Number of times expletives were exchanged = often.
Number of times expletives were used in sentences related to the bailout = incalculable.
Number of kettles known to have been boiled in different time zones during the conversation = 3
November 20, 2010
Parallels
Listening to Jack and Jimmy Coen on flute and guitar, tea in the pot as the snow melts outside the window. Pas mal, except an exit must, alas, be made.
Last night we had the glorious pleasure of minding Macdara the “wain” as they say in Donegal. He’s besotted with my son and even though he’s all of six or seven months old cackles laughing at him. My boyo recorded the babog laughing on a Garageband track, which later he played back to him when he became a bit restless over his teething.
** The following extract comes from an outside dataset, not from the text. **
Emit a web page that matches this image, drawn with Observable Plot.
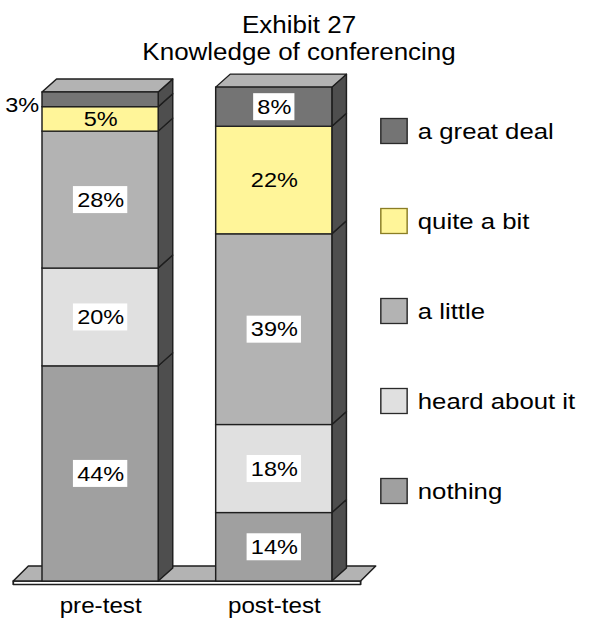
<!DOCTYPE html>
<html><head><meta charset="utf-8">
<script src="https://cdn.jsdelivr.net/npm/d3@7"></script>
<script src="https://cdn.jsdelivr.net/npm/@observablehq/plot@0.6"></script>
<style>html,body{margin:0;padding:0;background:#fff;} #chart svg{display:block;}</style>
</head><body><div id="chart"></div>
<script>
// ---- data ----
const tests = ["pre-test", "post-test"];
const categories = ["nothing", "heard about it", "a little", "quite a bit", "a great deal"];
const preTest = [44, 20, 28, 5, 3];
const postTest = [14, 18, 39, 22, 8];
const titleLines = ["Exhibit 27", "Knowledge of conferencing"];
const colors = ["#a0a0a0", "#e0e0e0", "#b3b3b3", "#fff599", "#747474"];

// ---- layout / style ----
const PAGE_W = 597, H = 620;
const W = 533;                 // drawing units, stretched horizontally to PAGE_W
const FONT = "'Liberation Sans', Arial, Helvetica, sans-serif";
const xRange = [37.5, 296.3];
const padIn = 0.331;
const step = (xRange[1] - xRange[0]) / (tests.length - padIn);
const bw = step * (1 - padIn);
const DX = 13, DY = 13, FDX = 13.5, FDY = 15;
const STROKE = "#1e1e1e", SW = 1.3;
const LABEL_FS = 21;

const series = [preTest, postTest];
const rows = [];
tests.forEach((t, i) => {
  let acc = 0;
  categories.forEach((c, j) => {
    const v = series[i][j];
    rows.push({test: t, category: c, value: v, y1: acc, y2: acc + v, mid: acc + v / 2, label: v + "%"});
    acc += v;
  });
});
const outside = d => d.value < 4;
const boxed = d => !outside(d) && d.category !== "quite a bit";

function depthFaces(index, scales) {
  const {x, y} = scales;
  const b = x.bandwidth();
  const g = d3.create("svg:g").attr("stroke", STROKE).attr("stroke-width", SW).attr("stroke-linejoin", "round");
  const gap = x.step() * x.paddingInner();
  const [r0, r1] = x.range();
  const fl = r0 - gap / 2, fr = r1 + gap / 2, y0 = y(0);
  g.append("rect").attr("x", fl).attr("y", y0).attr("width", fr - fl).attr("height", 3.5).attr("fill", "#fff").attr("stroke-width", 1.6);
  g.append("path").attr("fill", "#b3b3b3")
    .attr("d", `M${fl},${y0}L${fl + FDX},${y0 - FDY}L${fr + FDX},${y0 - FDY}L${fr},${y0}Z`);
  tests.forEach(t => {
    const x0 = x(t), x1 = x0 + b;
    const segs = rows.filter(d => d.test === t);
    segs.forEach(d => {
      const yb = y(d.y1), yt = y(d.y2);
      g.append("path").attr("fill", "#4e4e4e")
        .attr("d", `M${x1},${yb}L${x1 + DX},${yb - DY}L${x1 + DX},${yt - DY}L${x1},${yt}Z`);
    });
    const top = y(segs[segs.length - 1].y2);
    g.append("path").attr("fill", "#b3b3b3")
      .attr("d", `M${x0},${top}L${x0 + DX},${top - DY}L${x1 + DX},${top - DY}L${x1},${top}Z`);
  });
  return g.node();
}

function labelBoxes(index, scales) {
  const {x, y} = scales;
  const b = x.bandwidth();
  const ctx = document.createElement("canvas").getContext("2d");
  ctx.font = `${LABEL_FS}px ${FONT}`;
  const g = d3.create("svg:g").attr("fill", "#fff");
  rows.filter(boxed).forEach(d => {
    const w = ctx.measureText(d.label).width + 6.5;
    const cx = x(d.test) + b / 2, cy = y(d.mid);
    g.append("rect").attr("x", cx - w / 2).attr("y", cy - 13.5).attr("width", w).attr("height", 27);
  });
  return g.node();
}

function legend() {
  const g = d3.create("svg:g").attr("text-anchor", "start");
  const items = categories.map((c, i) => ({c, color: colors[i]})).reverse();
  items.forEach((it, i) => {
    const cy = 131 + i * 90;
    g.append("rect").attr("x", 340).attr("y", cy - 12.5).attr("width", 23.5).attr("height", 25)
      .attr("fill", it.color).attr("stroke", it.c === "quite a bit" ? "#8a7d25" : "#2a2a2a").attr("stroke-width", SW);
    g.append("text").attr("x", 373).attr("y", cy).attr("dy", "0.35em").attr("font-size", 23)
      .attr("text-anchor", "start").attr("fill", "#000").text(it.c);
  });
  return g.node();
}

const svg = Plot.plot({
  width: W, height: H,
  marginTop: 92, marginBottom: 39, marginLeft: 0, marginRight: 0,
  style: {fontFamily: FONT, fontSize: "21px", background: "#fff", color: "#000"},
  x: {domain: tests, range: xRange, paddingInner: padIn, paddingOuter: 0, round: false, axis: null},
  y: {domain: [0, 100], axis: null},
  color: {domain: categories, range: colors},
  marks: [
    depthFaces,
    Plot.barY(rows, {x: "test", y1: "y1", y2: "y2", fill: "category", stroke: STROKE, strokeWidth: SW}),
    labelBoxes,
    Plot.text(rows.filter(d => !outside(d)), {x: "test", y: "mid", text: "label", fontSize: LABEL_FS, fill: "#000"}),
    Plot.text(rows.filter(outside), {x: "test", y: "mid", text: "label", fontSize: LABEL_FS, fill: "#000",
      textAnchor: "end", dx: -(bw / 2 + 3), dy: 5}),
    Plot.axisX({tickSize: 0, tickPadding: 16.5, fontSize: 21.6, label: null, fill: "#000"}),
    Plot.text([titleLines.join("\n")], {text: d => d, frameAnchor: "top", lineAnchor: "top",
      dy: -78.5, fontSize: 23.2, lineHeight: 1.16, fill: "#000"}),
    legend
  ]
});
svg.setAttribute("width", PAGE_W);
svg.setAttribute("height", H);
svg.setAttribute("preserveAspectRatio", "none");
svg.style.width = PAGE_W + "px";
svg.style.height = H + "px";
svg.style.maxWidth = "none";
document.getElementById("chart").appendChild(svg);
</script>
</body></html>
It was astonishing to see a baby demonstrate emotional memory, for the little dote settled down and laughed and laughed again each time he heard himself laughing on the track and heard the words and sounds that made him laugh the first time. Very touching indeed.
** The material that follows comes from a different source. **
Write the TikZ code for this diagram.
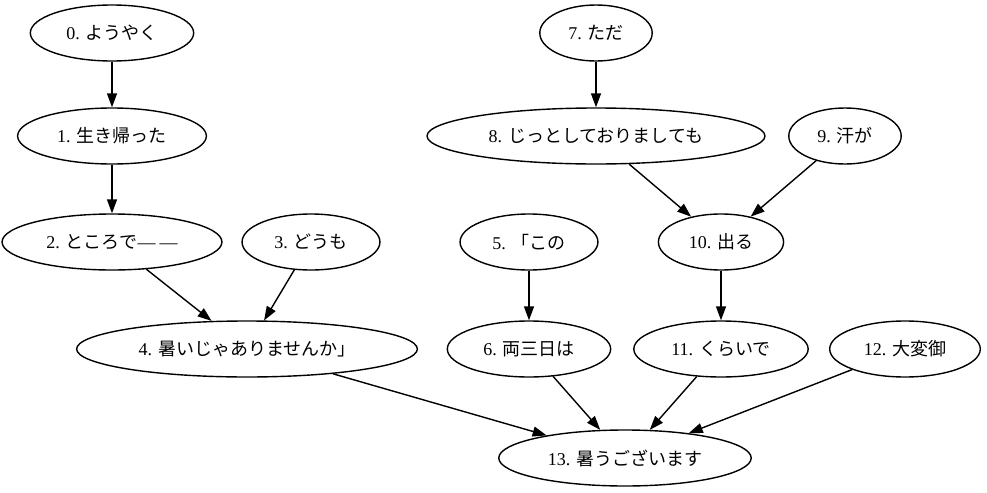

Also touching was the sight of a second bookmark in my own small man’s novel. What’s this? Says I. Oh he explained another boy in his class had borrowed his book to read during recess, so this was the other boy’s bookmark of where he’d read to …. Who says boys don’t read?!
November 20, 2010
Chicken soup, hot port with cloves, a stack of trad CD’s bequeathed by a friend ce soir, hot water bottle, cashmere cardigan, bed socks, book and flurries outside the window.
Nest. Nesting. Nested.
This is the winter of perfecting the art of nesting. The small male and myself agree on this heartily. A couch per reading penguin, we intend to double the volume of hot water bottles (2 per penguin) and I have to stop snaffling his bed socks. (only one pair permitted on one respective set of flippers) We have not quite perfected his choice of hot drink. We believe strongly and severely in coziness and comfort in these parts. We are dedicated to comfortable reading the way others are to the pursuit of the puck.
November 19, 2010
Patience of a saint…
Especially for those experiencing trickiness in and about the lung, and mamasitas’ near to them. I love the octave the woman sings at the end! High.
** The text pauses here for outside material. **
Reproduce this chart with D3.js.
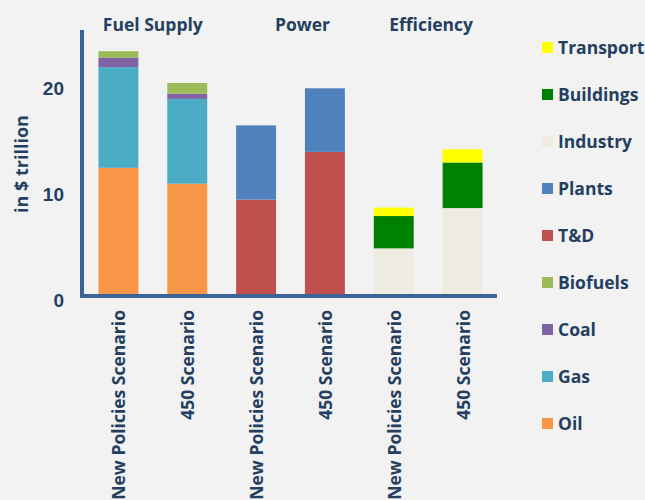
<!DOCTYPE html>
<html>
<head>
<meta charset="utf-8">
<script src="https://cdn.jsdelivr.net/npm/d3@7"></script>
<style>
  body { margin: 0; background: #f2f2f2; }
  svg { display: block; font-family: "Open Sans", "Noto Sans", sans-serif; }
</style>
</head>
<body>
<div id="chart"></div>
<script>
// data
const categories = ['New Policies Scenario', '450 Scenario', 'New Policies Scenario', '450 Scenario', 'New Policies Scenario', '450 Scenario'];
const groups = ['Fuel Supply', 'Power', 'Efficiency'];
const seriesNames = ['Oil', 'Gas', 'Coal', 'Biofuels', 'T&D', 'Plants', 'Industry', 'Buildings', 'Transport'];
const oil       = [12.0, 10.5, 0, 0, 0, 0];
const gas       = [9.5, 8.0, 0, 0, 0, 0];
const coal      = [0.9, 0.5, 0, 0, 0, 0];
const biofuels  = [0.6, 1.0, 0, 0, 0, 0];
const td        = [0, 0, 9.0, 13.5, 0, 0];
const plants    = [0, 0, 7.0, 6.0, 0, 0];
const industry  = [0, 0, 0, 0, 4.4, 8.2];
const buildings = [0, 0, 0, 0, 3.05, 4.3];
const transport = [0, 0, 0, 0, 0.8, 1.25];
const yTicks = [0, 10, 20];

const colors = {
  Oil: '#f79646', Gas: '#4bacc6', Coal: '#8064a2', Biofuels: '#9bbb59',
  'T&D': '#c0504d', Plants: '#4f81bd', Industry: '#eeece1',
  Buildings: '#008000', Transport: '#ffff00'
};
const legendOrder = ['Transport', 'Buildings', 'Industry', 'Plants', 'T&D', 'Biofuels', 'Coal', 'Gas', 'Oil'];
// small horizontal nudges for the group titles (px)
const titleShift = [0, 12, 3];

const seriesValues = [oil, gas, coal, biofuels, td, plants, industry, buildings, transport];
const table = categories.map((c, i) => {
  const row = { idx: i };
  seriesNames.forEach((s, j) => { row[s] = seriesValues[j][i]; });
  return row;
});

const textColor = '#243f60';
const axisColor = '#3b6496';

const svg = d3.select('#chart').append('svg')
  .attr('width', 645)
  .attr('height', 500);

const xScale = d3.scaleBand()
  .domain(d3.range(categories.length))
  .range([84, 497])
  .paddingInner(0.42)
  .paddingOuter(0.21);

const yScale = d3.scaleLinear().domain([0, 25]).range([295, 30]);

// bars
const stack = d3.stack().keys(seriesNames);
const layers = stack(table);

svg.append('g').selectAll('g')
  .data(layers)
  .join('g')
  .attr('fill', (d) => colors[d.key])
  .selectAll('rect')
  .data((d) => d.filter((p) => p[1] - p[0] > 0))
  .join('rect')
  .attr('x', (d) => xScale(d.data.idx))
  .attr('width', xScale.bandwidth())
  .attr('y', (d) => yScale(d[1]))
  .attr('height', (d) => yScale(d[0]) - yScale(d[1]));

// y axis
const yAxis = d3.axisLeft(yScale).tickValues(yTicks).tickSize(0).tickPadding(18);
const yAxisGroup = svg.append('g')
  .attr('transform', 'translate(82,0)')
  .call(yAxis);
yAxisGroup.select('.domain').remove();
yAxisGroup.selectAll('text')
  .attr('dy', '0.6em')
  .attr('fill', textColor)
  .style('font-size', '19px')
  .style('font-weight', 'bold');

// axis lines
svg.append('line')
  .attr('x1', 82).attr('x2', 82)
  .attr('y1', yScale(25)).attr('y2', 297)
  .attr('stroke', axisColor).attr('stroke-width', 4);
svg.append('line')
  .attr('x1', 80).attr('x2', 497)
  .attr('y1', 296).attr('y2', 296)
  .attr('stroke', axisColor).attr('stroke-width', 4);

// category labels
svg.append('g').selectAll('text')
  .data(categories)
  .join('text')
  .attr('transform', (d, i) => 'translate(' + (xScale(i) + xScale.bandwidth() / 2 + 7) + ',310) rotate(-90)')
  .attr('text-anchor', 'end')
  .attr('fill', textColor)
  .style('font-size', '17.5px')
  .style('font-weight', 'bold')
  .text((d) => d);

// group titles
svg.append('g').selectAll('text')
  .data(groups)
  .join('text')
  .attr('x', (d, i) => (xScale(i * 2) + xScale(i * 2 + 1) + xScale.bandwidth()) / 2 + titleShift[i])
  .attr('y', 31)
  .attr('text-anchor', 'middle')
  .attr('fill', textColor)
  .style('font-size', '17.5px')
  .style('font-weight', 'bold')
  .text((d) => d);

// y axis title
svg.append('text')
  .attr('transform', 'translate(28,164) rotate(-90)')
  .attr('text-anchor', 'middle')
  .attr('fill', textColor)
  .style('font-size', '18px')
  .style('font-weight', 'bold')
  .text('in $ trillion');

// legend
const legend = svg.append('g').selectAll('g')
  .data(legendOrder)
  .join('g')
  .attr('transform', (d, i) => 'translate(542,' + (48 + i * 47.0) + ')');
legend.append('rect')
  .attr('x', 0).attr('y', -6)
  .attr('width', 11).attr('height', 11)
  .attr('fill', (d) => colors[d]);
legend.append('text')
  .attr('x', 16)
  .attr('dy', '0.35em')
  .attr('fill', textColor)
  .style('font-size', '17.5px')
  .style('font-weight', 'bold')
  .text((d) => d);
</script>
</body>
</html>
[youtube=http://www.youtube.com/watch?v=wyLjbMBpGDA&fs=1&hl=en_GB]
November 19, 2010
Rhotic intermission
Along the theme of collapse, my tumbling has entered a state of its own arrest. An unrecognizable slide backwards. A more useful slide would the powerful up and over and on momentum. The calamity is, as ever, in the linking moves. Independently the moves are rather dashing, but there just not much use if you cannot link them together. You have just that — — —– — – — instead of ____!______!__!_!_______!
I continue this beat of agnosticism. The physical reciting of prayer minus every third word. Not exciting. Not compelling. A line of broken up despondency. Not even the despondency is consistent!
As detailed in my ongoing Rhotic titled “transactions” around and with the topic my iron levels are low and need to go from a number 11 up to a number 35. Except the iron supplements, even liquid, make me sick. I am officially blaming the 11 that needs to be a 35 for this arrest in progress. Once it’s a 35 I’ll have to concoct some other beauty of an excuse. But it will take consuming a field full of broccolli to drive it up. The fact of the matter is that after a period of exertion — and tumbling repeatedly even when you’re failing is just that — the body is like a JCB digger with no tires and no front or rear bucket. The bones do their clunky thing with insufficient votes from the muscles. Then there follows the supine protest. The flat pack obliteration.
The documentation arrived this week for our (Lori and I) performance art collaboration at Open Space. They detail in the video projection … what now evades me.
November 19, 2010
The mild mannered Bryan Dobson betrays his (and the country’s) annoyance in questioning a belligerent Brian Lenihan who is like Tufty the Squirrel no icecream truck will ever knock me down, not even if I happen to be driving one into the wall.
Have the IMF already introduced austerity measures on Nob Nation podcasting — we went over there hoping for big time treasure given the endless material all week — and only found the Cork Special with Roy Keane.